Again, this is one that I have tried before, and I had bought in a brace just for such an occasion. Alas, it is now sold out locally and that is a shame. Once again it poured neatly and with a minimum of a head on it. The fizz was less than the Worcester Sorcerer but the colour deeper, edging toward tawny or amber whilst remaining a golden hue. After the previous ales it was rapidly apparent that this had a nutty and fresh edge to the malt, lurking beneath the veneer of respectable hopping. Definite citrus notes this time, easy to discern something of a lime in there along with some softer notes of zest. It was a tangier follow-up to the previous offerings and that was thirst-quenching in what was a rather dry evening. You know that the dehydration is coming, but this ale does a good job of making you feel as though your thirst is quenched. After the surprise of the Sorcerer this was not surprising to me but my drinking companion did pick the bottle up a few times to check details and agreed that if it were to be available again he would probably pick some up. Success of a sort then. It was good addition. It also set the scene nicely for the endgame and the final ale.

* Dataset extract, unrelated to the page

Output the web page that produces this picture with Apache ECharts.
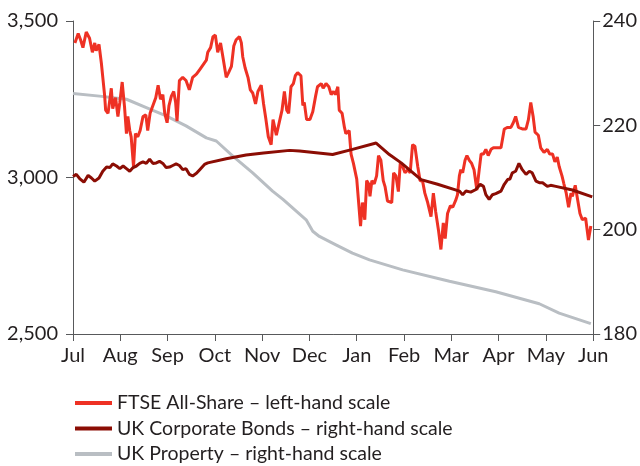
<!DOCTYPE html>
<html>
<head>
<meta charset="utf-8">
<script src="https://cdn.jsdelivr.net/npm/echarts@6/dist/echarts.min.js"></script>
<style>
html,body{margin:0;padding:0;background:#fff;}
#chart{width:640px;height:466px;}
</style>
</head>
<body>
<div id="chart"></div>
<script>
// Month tick labels (x = months since start of July)
var monthLabels = ['Jul','Aug','Sep','Oct','Nov','Dec','Jan','Feb','Mar','Apr','May','Jun'];

// FTSE All-Share (left-hand scale): time in months, index level
var ftseT = [0.04,0.11,0.16,0.21,0.28,0.35,0.41,0.46,0.49,0.55,0.60,0.63,0.67,0.69,0.74,0.78,0.81,0.84,0.90,0.95,
  0.99,1.04,1.09,1.13,1.16,1.20,1.23,1.28,1.32,1.37,1.42,1.48,1.54,1.58,1.63,1.69,1.75,1.80,1.85,1.90,
  1.94,1.99,2.03,2.08,2.13,2.17,2.20,2.25,2.32,2.39,2.46,2.53,2.61,2.68,2.75,2.82,2.85,2.91,2.96,3.01,
  3.06,3.12,3.17,3.24,3.29,3.35,3.40,3.45,3.52,3.56,3.59,3.64,3.70,3.75,3.80,3.86,3.91,3.98,4.03,4.08,
  4.13,4.19,4.23,4.30,4.34,4.42,4.47,4.52,4.56,4.61,4.66,4.70,4.75,4.82,4.86,4.89,4.94,5.01,5.07,5.13,
  5.17,5.25,5.29,5.35,5.41,5.46,5.51,5.55,5.60,5.63,5.69,5.74,5.77,5.84,5.88,5.93,6.00,6.04,6.08,6.12,
  6.17,6.21,6.25,6.28,6.32,6.37,6.42,6.46,6.51,6.56,6.60,6.65,6.69,6.74,6.78,6.83,6.88,6.92,6.97,7.02,
  7.08,7.13,7.18,7.23,7.29,7.34,7.39,7.44,7.50,7.57,7.62,7.67,7.73,7.78,7.83,7.87,7.92,7.98,8.03,8.10,
  8.13,8.17,8.20,8.24,8.29,8.33,8.38,8.43,8.48,8.54,8.59,8.63,8.68,8.73,8.78,8.84,8.89,8.98,9.05,9.12,
  9.19,9.26,9.31,9.36,9.42,9.50,9.58,9.63,9.68,9.73,9.77,9.84,9.89,9.96,10.03,10.08,10.14,10.19,10.24,10.28,
  10.34,10.38,10.43,10.48,10.53,10.56,10.62,10.67,10.72,10.77,10.84,10.90,10.95];
var ftseV = [3430,3460,3440,3415,3465,3445,3400,3430,3405,3425,3365,3320,3260,3215,3205,3250,3285,3220,3255,3195,
  3240,3305,3225,3140,3195,3150,3130,3035,3140,3130,3150,3195,3200,3150,3205,3230,3255,3295,3250,3265,
  3205,3175,3230,3260,3275,3240,3180,3310,3320,3310,3280,3320,3330,3345,3360,3375,3400,3415,3450,3455,
  3400,3430,3385,3320,3335,3355,3420,3440,3450,3430,3385,3350,3320,3280,3270,3235,3275,3295,3235,3185,
  3130,3105,3185,3135,3130,3215,3275,3215,3205,3290,3300,3325,3335,3325,3230,3240,3185,3185,3210,3260,
  3290,3300,3285,3300,3290,3265,3275,3265,3290,3215,3205,3160,3140,3150,3075,3045,2995,2990,2845,2920,
  2865,2990,2980,2940,2990,2980,3005,3070,3055,2990,2970,2925,2920,2920,3015,3005,2955,3045,3035,3015,
  3025,3015,3105,3100,3035,2990,2990,2950,2920,2875,2950,2890,2830,2770,2855,2805,2885,2910,2905,2930,
  2945,3005,3025,3015,3055,3070,3055,3045,3025,2960,3025,3075,3075,3090,3070,3090,3095,3095,3095,3155,
  3160,3160,3175,3195,3160,3155,3155,3185,3240,3195,3145,3135,3095,3080,3090,3075,3075,3050,3065,3035,
  3005,2980,2950,2905,2950,2940,2975,2930,2885,2865,2870,2800,2845];

// UK Corporate Bonds (right-hand scale)
var bondT = [0,0.07,0.14,0.23,0.32,0.39,0.46,0.55,0.63,0.71,0.78,0.84,0.92,0.99,1.06,1.13,1.20,1.27,1.34,1.41,
  1.48,1.55,1.62,1.69,1.76,1.83,1.90,1.97,2.04,2.11,2.18,2.25,2.32,2.39,2.46,2.53,2.61,2.68,2.78,2.85,
  3.24,3.66,4.03,4.58,4.79,5.49,5.91,6.41,6.69,6.94,7.36,7.71,8.17,8.24,8.31,8.41,8.52,8.61,8.68,8.73,
  8.80,8.87,8.94,9.05,9.12,9.19,9.24,9.29,9.36,9.43,9.50,9.58,9.65,9.71,9.79,9.86,9.93,10.03,10.10,10.21,
  10.56,10.98];
var bondV = [210.2,210.6,209.8,209.1,210.4,209.9,209.3,209.9,211.2,212.0,211.9,212.6,212.2,211.7,212.2,211.7,211.2,211.9,212.2,212.7,
  213.0,212.7,213.5,212.7,212.8,213.1,212.7,211.9,212.0,212.3,212.6,212.3,211.5,211.7,210.6,210.3,210.8,211.5,212.5,212.8,
  213.6,214.3,214.7,215.2,215.1,214.4,215.4,216.6,214.4,212.8,209.6,208.7,207.4,206.7,207.4,207.2,207.7,208.7,208.3,206.7,
  205.8,206.7,206.9,207.4,208.7,209.6,209.7,210.9,211.2,212.7,211.5,210.6,211.2,210.9,209.3,209.0,209.0,208.3,208.5,208.3,
  207.6,206.3];

// UK Property (right-hand scale)
var propT = [0,0.56,1.13,1.55,1.97,2.39,2.82,3.03,3.38,3.80,4.22,4.44,4.93,5.07,5.21,5.56,5.91,6.27,6.97,7.96,8.94,9.86,10.28,10.95];
var propV = [226.1,225.6,225.0,223.4,221.8,219.9,217.6,217.0,214.1,210.9,207.4,205.8,201.9,199.7,198.7,197.1,195.5,194.2,192.3,190.1,188.1,185.8,184.0,182.0];

function pairs(t, v){ var out=[]; for(var i=0;i<t.length;i++) out.push([t[i], v[i]]); return out; }

var textColor = '#231f20';
var axisColor = '#58595b';
var fontFam = 'Lato, "Open Sans", sans-serif';

var chart = echarts.init(document.getElementById('chart'), null, {renderer:'canvas'});
chart.setOption({
  animation: false,
  backgroundColor: '#ffffff',
  grid: { left: 73, right: 46, top: 21, bottom: 132, containLabel: false },
  legend: {
    orient: 'vertical', left: 75, top: 393, padding: 0, height: 73,
    icon: 'rect', itemWidth: 37, itemHeight: 4, itemGap: 5.5,
    textStyle: { color: textColor, fontSize: 19.5, fontFamily: fontFam, lineHeight: 20 },
    data: ['FTSE All-Share – left-hand scale','UK Corporate Bonds – right-hand scale','UK Property – right-hand scale']
  },
  xAxis: {
    type: 'value', min: 0, max: 11, interval: 1,
    axisLine: { show: true, lineStyle: { color: axisColor, width: 1 } },
    axisTick: { show: true, inside: false, length: 7, lineStyle: { color: axisColor } },
    axisLabel: { color: textColor, fontSize: 20, fontFamily: fontFam, margin: 12,
      formatter: function(v){ return monthLabels[Math.round(v)] || ''; } },
    splitLine: { show: false }
  },
  yAxis: [{
    type: 'value', min: 2500, max: 3500, interval: 500, position: 'left',
    axisLine: { show: true, lineStyle: { color: axisColor, width: 1 } },
    axisTick: { show: true, inside: false, length: 7, lineStyle: { color: axisColor } },
    axisLabel: { color: textColor, fontSize: 20, fontFamily: fontFam, margin: 15,
      formatter: function(v){ return v.toLocaleString('en-GB'); } },
    splitLine: { show: false }
  },{
    type: 'value', min: 180, max: 240, interval: 20, position: 'right',
    axisLine: { show: true, lineStyle: { color: axisColor, width: 1 } },
    axisTick: { show: true, inside: false, length: 7, lineStyle: { color: axisColor } },
    axisLabel: { color: textColor, fontSize: 20, fontFamily: fontFam, margin: 9 },
    splitLine: { show: false }
  }],
  series: [
    { name: 'UK Property – right-hand scale', type: 'line', yAxisIndex: 1, showSymbol: false,
      data: pairs(propT, propV), itemStyle: { color: '#b9bec3' },
      lineStyle: { color: '#b9bec3', width: 3 } },
    { name: 'FTSE All-Share – left-hand scale', type: 'line', yAxisIndex: 0, showSymbol: false,
      data: pairs(ftseT, ftseV), itemStyle: { color: '#ee3124' },
      lineStyle: { color: '#ee3124', width: 3 } },
    { name: 'UK Corporate Bonds – right-hand scale', type: 'line', yAxisIndex: 1, showSymbol: false,
      data: pairs(bondT, bondV), itemStyle: { color: '#8b0d04' },
      lineStyle: { color: '#8b0d04', width: 3 } }
  ]
});
</script>
</body>
</html>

To cap the night we turned to the decidedly non-golden bitter of Robin Hood from Springhead at 4% ABV.
This was always going to be the wild card and the fact that I had got some in already (along with Maid Marion) for tasting at a later date meant that it couldn't really be left out. My drinking companion had gone to some trouble to collect his offerings and intended to leave them at my house, and so as he hadn't had this one yet it would have been churlish not to try it. So it was that our golden spell was ended. Anyway, the chestnutty colour of this one was something of a shock after so much golden ale and the taste was also bitterer and less fresh. Even the hops seemed harder and darker at this point in proceedings, which fit the mood of the evening brilliantly. Earlier in the evening I had inadvertently left the central heating off and the cold of the snow and ice outside had filtered through, kept at bay but by a candle. Even though the heating had been on for a few hours, and was now off again, the cold had left an edge to things and a ring of frost on the outside of the widows. This was the warming ale that was needed to ensure we would sleep well that night. Not treacle-like or heavy like a stout, but spicy and warming after the fresh and thin tasting golden ales. This was a proper brew to be had with working men and in clogs after traversing the paths of the forest for many a mile. I can see why it was brewed there and why it has gained the name of Robin Hood. Thus it was a good and fitting end for the evening before turning in to bed.

Winner of the evening, for me, remains the Pendle Witches Brew due to the fact that it is just so easy to keep going and it works so well as a sessionable ale. Not too full of flavour to be impossible to try with others but not so samey that one is left with a hankering for change after a bottle. My drinking companion preferred the Worcester Sorcerer, which came as a second for me too, simply because it was unexpected and a little bit clever.